It took about 18 months, but the Foreign Ministry appointments committee on Sunday finally named an ambassador to Egypt: Yitzhak Levanon.
Levanon, temporarily serving as the ministry's spokesman to the Arab press, will replace Shalom Cohen, who has served in the post since 2005, and who has expressed an interest in returning since 2008.
Both Foreign Minister Avigdor Lieberman and his predecessor, Tzipi Livni, were unable to name a successor to Shalom, as their efforts to appoint political appointees to the job failed to gain traction.
Levanon, who is fluent in Hebrew, Arabic, French and English, served previously as ambassador to the UN institutions in Geneva, consul-general in Boston, and the head of the Foreign Ministry's Maghreb department.

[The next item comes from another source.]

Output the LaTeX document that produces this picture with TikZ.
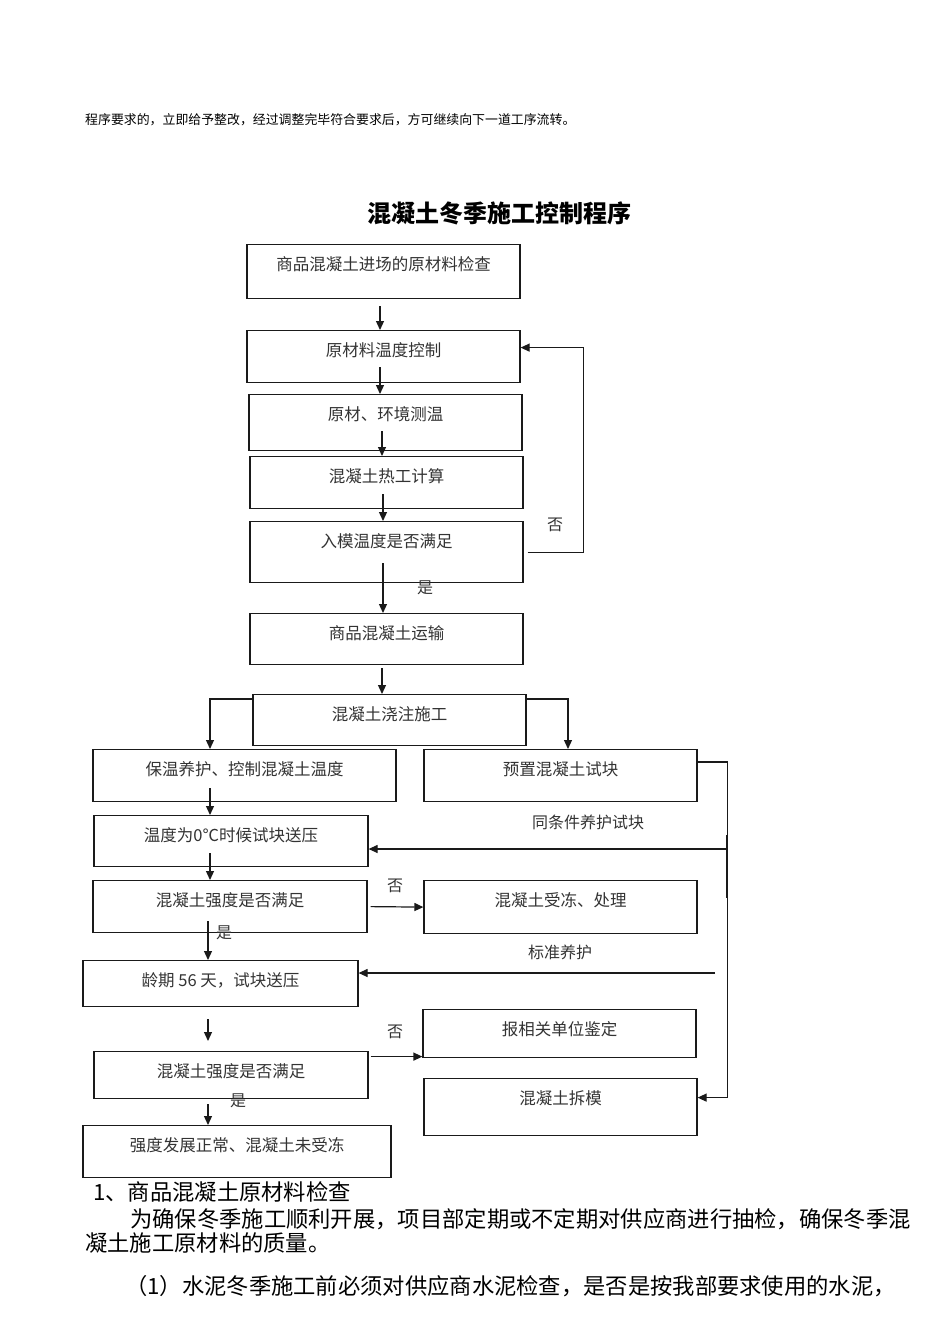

While Egypt is one of Israel's most important strategic relationships, the ambassadorial post there is a lonely one, with the envoy often snubbed by Egyptian politicians and elites. Furthermore, relations with Egypt are for the most part directed by the Prime Minister's Office or the Defense Ministry, not the Foreign Ministry.
The appointments committee also named Boaz Moda'i as the next envoy to Dublin; Yitzhak Yanuka as ambassador to Angola; Hanan Godar as envoy to Nepal: Meir Shlomi as consul-general in Houston: Ofer Aviran as consul-general in Atlanta: and Simona Halperin as the head of Israel's interest section in Taipei.
All the appointments must now go to the cabinet for final approval, which is generally just a formality.